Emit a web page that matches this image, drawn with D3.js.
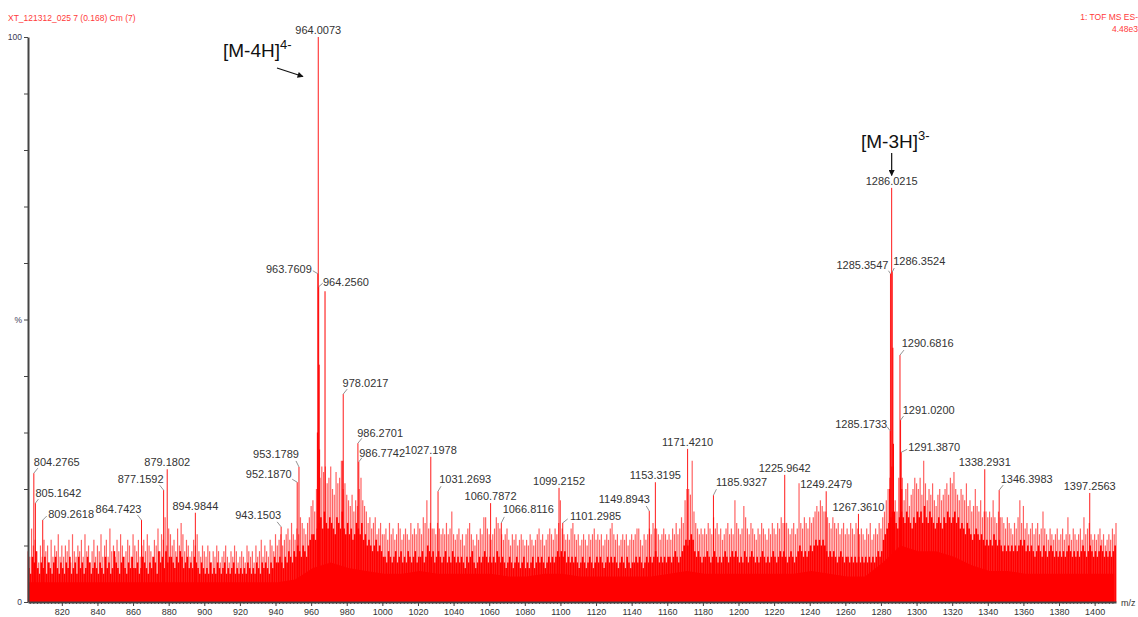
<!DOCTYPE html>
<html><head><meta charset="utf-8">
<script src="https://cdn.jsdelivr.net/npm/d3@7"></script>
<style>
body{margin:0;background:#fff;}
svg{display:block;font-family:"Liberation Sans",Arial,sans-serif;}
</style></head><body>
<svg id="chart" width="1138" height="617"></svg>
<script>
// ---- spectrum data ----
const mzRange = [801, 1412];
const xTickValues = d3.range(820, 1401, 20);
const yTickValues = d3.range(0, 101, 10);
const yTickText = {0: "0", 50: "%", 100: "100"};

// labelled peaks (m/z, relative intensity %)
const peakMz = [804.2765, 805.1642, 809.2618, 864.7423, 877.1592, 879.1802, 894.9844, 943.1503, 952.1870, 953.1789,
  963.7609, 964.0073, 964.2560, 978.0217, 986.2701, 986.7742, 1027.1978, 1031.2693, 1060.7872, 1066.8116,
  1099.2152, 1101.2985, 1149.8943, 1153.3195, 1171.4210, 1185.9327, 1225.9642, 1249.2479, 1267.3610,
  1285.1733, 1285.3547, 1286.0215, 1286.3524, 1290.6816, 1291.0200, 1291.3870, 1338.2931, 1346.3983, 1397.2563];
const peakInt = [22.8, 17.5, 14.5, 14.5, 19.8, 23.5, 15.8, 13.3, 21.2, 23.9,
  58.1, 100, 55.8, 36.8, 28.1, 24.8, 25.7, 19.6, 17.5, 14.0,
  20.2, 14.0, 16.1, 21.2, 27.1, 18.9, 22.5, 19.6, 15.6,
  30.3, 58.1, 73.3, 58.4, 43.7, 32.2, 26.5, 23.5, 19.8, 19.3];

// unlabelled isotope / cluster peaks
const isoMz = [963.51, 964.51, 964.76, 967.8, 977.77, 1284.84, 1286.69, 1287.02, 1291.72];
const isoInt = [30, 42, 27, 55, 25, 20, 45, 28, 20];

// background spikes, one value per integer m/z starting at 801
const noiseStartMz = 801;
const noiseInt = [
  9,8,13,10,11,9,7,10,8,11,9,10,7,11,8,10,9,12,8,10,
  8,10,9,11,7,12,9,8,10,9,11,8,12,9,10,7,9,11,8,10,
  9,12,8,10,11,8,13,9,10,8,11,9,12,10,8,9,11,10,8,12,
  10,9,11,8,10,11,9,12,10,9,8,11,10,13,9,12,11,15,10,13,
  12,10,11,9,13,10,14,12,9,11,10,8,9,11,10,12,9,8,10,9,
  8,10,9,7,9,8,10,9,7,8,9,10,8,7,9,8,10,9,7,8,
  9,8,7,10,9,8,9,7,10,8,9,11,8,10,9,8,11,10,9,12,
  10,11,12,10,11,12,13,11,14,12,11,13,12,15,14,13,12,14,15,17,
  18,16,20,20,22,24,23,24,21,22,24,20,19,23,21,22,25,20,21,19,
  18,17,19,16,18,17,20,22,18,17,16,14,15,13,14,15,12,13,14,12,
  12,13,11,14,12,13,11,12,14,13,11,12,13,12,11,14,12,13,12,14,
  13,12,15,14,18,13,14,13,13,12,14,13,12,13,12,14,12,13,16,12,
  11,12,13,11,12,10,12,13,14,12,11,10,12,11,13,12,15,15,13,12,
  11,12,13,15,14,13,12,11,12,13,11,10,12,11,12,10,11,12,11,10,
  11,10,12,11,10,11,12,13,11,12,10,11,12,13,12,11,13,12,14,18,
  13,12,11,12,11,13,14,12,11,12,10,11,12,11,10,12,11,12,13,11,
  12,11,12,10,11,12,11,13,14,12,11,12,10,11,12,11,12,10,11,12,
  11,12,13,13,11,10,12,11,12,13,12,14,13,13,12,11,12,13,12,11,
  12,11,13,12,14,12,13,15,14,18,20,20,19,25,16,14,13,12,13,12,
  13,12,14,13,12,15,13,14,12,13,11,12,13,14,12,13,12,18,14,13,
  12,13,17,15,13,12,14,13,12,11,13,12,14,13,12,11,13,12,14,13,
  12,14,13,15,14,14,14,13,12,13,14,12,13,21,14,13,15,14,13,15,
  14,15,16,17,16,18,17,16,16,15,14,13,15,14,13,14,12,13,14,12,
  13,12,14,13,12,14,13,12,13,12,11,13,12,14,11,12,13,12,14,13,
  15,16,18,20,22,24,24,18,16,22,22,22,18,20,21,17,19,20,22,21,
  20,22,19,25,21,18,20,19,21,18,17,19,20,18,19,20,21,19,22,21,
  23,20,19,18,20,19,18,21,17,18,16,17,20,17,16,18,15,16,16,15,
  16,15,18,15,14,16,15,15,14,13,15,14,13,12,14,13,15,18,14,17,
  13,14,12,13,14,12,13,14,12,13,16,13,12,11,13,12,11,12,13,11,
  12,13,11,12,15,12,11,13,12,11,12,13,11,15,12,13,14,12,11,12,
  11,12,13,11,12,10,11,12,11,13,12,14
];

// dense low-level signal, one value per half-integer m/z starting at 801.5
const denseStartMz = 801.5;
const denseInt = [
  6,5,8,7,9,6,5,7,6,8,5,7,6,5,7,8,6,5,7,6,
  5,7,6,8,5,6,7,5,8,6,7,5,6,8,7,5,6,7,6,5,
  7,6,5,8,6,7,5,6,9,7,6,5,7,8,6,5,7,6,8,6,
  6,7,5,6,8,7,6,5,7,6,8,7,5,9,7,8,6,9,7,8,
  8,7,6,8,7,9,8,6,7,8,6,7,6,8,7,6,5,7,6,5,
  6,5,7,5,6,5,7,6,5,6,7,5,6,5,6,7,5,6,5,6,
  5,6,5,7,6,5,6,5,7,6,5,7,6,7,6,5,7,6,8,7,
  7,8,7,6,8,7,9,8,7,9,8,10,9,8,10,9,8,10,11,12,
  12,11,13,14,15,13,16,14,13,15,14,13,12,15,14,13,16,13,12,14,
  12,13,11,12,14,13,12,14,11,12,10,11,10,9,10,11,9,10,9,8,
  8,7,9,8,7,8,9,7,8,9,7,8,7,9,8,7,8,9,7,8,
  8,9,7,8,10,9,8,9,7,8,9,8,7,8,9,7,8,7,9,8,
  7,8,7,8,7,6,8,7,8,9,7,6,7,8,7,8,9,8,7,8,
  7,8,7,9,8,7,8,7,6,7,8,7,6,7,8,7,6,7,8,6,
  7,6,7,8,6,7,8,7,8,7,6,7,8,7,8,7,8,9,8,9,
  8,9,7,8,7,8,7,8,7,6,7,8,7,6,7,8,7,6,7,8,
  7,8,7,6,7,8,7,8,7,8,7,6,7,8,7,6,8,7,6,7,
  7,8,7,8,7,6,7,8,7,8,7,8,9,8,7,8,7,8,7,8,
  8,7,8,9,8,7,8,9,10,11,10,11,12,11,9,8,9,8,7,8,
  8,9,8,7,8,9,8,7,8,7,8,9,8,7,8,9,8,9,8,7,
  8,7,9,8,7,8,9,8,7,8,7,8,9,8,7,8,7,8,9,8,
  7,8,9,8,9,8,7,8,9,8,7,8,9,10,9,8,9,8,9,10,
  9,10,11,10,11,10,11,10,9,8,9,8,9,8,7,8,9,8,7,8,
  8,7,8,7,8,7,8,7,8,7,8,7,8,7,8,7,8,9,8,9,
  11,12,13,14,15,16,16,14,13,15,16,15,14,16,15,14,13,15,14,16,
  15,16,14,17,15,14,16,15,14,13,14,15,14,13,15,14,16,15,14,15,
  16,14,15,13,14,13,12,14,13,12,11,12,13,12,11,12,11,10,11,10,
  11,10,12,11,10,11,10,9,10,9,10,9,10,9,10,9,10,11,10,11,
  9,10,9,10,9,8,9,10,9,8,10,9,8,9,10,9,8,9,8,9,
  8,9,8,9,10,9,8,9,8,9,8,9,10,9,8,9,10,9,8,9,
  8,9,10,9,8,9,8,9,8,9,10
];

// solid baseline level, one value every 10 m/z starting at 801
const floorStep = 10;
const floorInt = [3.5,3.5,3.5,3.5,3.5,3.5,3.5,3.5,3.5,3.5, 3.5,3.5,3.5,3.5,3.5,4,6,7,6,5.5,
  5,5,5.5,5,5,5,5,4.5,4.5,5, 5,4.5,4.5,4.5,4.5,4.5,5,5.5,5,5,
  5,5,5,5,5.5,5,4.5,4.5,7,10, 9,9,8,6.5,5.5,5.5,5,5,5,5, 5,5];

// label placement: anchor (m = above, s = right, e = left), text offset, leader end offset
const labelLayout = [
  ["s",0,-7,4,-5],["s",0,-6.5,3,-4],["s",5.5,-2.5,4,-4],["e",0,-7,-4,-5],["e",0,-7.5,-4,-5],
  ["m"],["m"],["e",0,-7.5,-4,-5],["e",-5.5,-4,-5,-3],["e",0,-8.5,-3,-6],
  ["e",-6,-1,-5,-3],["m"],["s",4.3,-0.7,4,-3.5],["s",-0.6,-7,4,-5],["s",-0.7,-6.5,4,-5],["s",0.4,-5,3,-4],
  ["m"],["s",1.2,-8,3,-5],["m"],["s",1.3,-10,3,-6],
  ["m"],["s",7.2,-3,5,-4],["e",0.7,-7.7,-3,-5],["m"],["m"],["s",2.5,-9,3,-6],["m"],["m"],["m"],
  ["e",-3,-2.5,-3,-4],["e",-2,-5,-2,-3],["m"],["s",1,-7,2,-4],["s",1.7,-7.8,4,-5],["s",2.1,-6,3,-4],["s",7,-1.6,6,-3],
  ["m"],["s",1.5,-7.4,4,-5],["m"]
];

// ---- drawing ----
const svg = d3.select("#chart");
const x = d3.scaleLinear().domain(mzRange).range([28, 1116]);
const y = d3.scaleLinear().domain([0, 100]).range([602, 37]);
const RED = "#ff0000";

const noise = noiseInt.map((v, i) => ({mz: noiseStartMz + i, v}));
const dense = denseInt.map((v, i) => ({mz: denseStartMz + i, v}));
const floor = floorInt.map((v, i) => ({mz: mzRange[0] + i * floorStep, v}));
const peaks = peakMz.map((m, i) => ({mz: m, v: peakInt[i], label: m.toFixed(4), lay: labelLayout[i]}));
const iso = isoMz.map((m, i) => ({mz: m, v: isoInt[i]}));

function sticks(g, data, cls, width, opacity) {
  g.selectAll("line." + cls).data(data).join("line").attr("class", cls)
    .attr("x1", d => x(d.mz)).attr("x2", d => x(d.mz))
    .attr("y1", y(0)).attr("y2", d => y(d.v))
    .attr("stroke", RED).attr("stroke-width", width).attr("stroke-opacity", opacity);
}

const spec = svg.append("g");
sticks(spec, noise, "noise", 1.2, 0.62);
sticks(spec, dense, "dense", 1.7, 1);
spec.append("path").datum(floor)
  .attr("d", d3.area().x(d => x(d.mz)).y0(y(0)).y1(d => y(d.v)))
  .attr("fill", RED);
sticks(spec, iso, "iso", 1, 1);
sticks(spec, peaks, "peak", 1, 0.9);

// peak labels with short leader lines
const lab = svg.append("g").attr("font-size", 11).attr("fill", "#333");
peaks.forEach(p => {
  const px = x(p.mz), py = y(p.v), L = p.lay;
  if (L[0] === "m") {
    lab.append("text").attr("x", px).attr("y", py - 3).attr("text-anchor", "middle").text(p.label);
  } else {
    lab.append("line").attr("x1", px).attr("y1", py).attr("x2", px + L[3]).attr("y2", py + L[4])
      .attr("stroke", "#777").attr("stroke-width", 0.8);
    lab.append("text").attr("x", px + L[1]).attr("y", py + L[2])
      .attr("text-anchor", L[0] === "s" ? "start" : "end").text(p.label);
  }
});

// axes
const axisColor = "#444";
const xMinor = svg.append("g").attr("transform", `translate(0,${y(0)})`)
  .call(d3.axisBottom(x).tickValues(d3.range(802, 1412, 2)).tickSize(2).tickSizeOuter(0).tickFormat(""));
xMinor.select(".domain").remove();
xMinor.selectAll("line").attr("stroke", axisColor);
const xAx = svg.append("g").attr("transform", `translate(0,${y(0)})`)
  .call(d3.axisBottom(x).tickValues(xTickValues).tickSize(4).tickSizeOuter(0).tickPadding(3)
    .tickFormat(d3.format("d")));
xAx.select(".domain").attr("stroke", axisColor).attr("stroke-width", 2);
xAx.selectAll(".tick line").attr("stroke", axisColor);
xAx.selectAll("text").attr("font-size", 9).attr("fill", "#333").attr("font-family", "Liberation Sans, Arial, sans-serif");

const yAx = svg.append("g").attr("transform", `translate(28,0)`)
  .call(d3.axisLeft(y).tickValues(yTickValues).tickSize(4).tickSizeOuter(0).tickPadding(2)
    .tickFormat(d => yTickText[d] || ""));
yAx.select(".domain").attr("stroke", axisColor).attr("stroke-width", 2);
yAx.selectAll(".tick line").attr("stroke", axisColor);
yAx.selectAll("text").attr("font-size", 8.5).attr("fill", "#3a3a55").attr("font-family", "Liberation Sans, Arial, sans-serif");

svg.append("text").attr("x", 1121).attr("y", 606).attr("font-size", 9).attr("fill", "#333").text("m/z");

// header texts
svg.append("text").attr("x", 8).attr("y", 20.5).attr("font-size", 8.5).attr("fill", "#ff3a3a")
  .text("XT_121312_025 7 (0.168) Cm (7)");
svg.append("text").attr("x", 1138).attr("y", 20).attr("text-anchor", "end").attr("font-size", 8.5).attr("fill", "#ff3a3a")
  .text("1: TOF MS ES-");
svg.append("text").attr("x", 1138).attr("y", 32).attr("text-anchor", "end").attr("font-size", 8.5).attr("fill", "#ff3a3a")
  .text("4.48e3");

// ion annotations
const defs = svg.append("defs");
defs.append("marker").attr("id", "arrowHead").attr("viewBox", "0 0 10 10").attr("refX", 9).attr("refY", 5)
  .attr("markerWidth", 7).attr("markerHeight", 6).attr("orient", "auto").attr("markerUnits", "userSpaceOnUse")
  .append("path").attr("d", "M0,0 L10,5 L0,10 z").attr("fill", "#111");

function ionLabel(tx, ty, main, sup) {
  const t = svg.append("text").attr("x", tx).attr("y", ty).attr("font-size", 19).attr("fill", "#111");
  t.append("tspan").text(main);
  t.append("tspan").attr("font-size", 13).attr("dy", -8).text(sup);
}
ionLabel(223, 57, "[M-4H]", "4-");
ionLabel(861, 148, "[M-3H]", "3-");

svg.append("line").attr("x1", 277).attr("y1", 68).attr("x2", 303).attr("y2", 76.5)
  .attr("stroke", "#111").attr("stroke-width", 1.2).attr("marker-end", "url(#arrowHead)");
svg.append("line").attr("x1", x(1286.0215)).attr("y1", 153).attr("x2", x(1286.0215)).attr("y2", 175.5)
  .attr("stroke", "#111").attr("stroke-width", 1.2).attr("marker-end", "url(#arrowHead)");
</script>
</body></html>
____________________
To be done >>
Repeat only what lies between the start of the data and the end of the line containing "30.3, 58.1, 73.3, 58.4, 43.7, 32.2, 26.5, 23.5, 19.8, 19.3];", exactly, with pictures left out.

In response >>
Emit a web page that matches this image, drawn with D3.js.
<!DOCTYPE html>
<html><head><meta charset="utf-8">
<script src="https://cdn.jsdelivr.net/npm/d3@7"></script>
<style>
body{margin:0;background:#fff;}
svg{display:block;font-family:"Liberation Sans",Arial,sans-serif;}
</style></head><body>
<svg id="chart" width="1138" height="617"></svg>
<script>
// ---- spectrum data ----
const mzRange = [801, 1412];
const xTickValues = d3.range(820, 1401, 20);
const yTickValues = d3.range(0, 101, 10);
const yTickText = {0: "0", 50: "%", 100: "100"};

// labelled peaks (m/z, relative intensity %)
const peakMz = [804.2765, 805.1642, 809.2618, 864.7423, 877.1592, 879.1802, 894.9844, 943.1503, 952.1870, 953.1789,
  963.7609, 964.0073, 964.2560, 978.0217, 986.2701, 986.7742, 1027.1978, 1031.2693, 1060.7872, 1066.8116,
  1099.2152, 1101.2985, 1149.8943, 1153.3195, 1171.4210, 1185.9327, 1225.9642, 1249.2479, 1267.3610,
  1285.1733, 1285.3547, 1286.0215, 1286.3524, 1290.6816, 1291.0200, 1291.3870, 1338.2931, 1346.3983, 1397.2563];
const peakInt = [22.8, 17.5, 14.5, 14.5, 19.8, 23.5, 15.8, 13.3, 21.2, 23.9,
  58.1, 100, 55.8, 36.8, 28.1, 24.8, 25.7, 19.6, 17.5, 14.0,
  20.2, 14.0, 16.1, 21.2, 27.1, 18.9, 22.5, 19.6, 15.6,
  30.3, 58.1, 73.3, 58.4, 43.7, 32.2, 26.5, 23.5, 19.8, 19.3];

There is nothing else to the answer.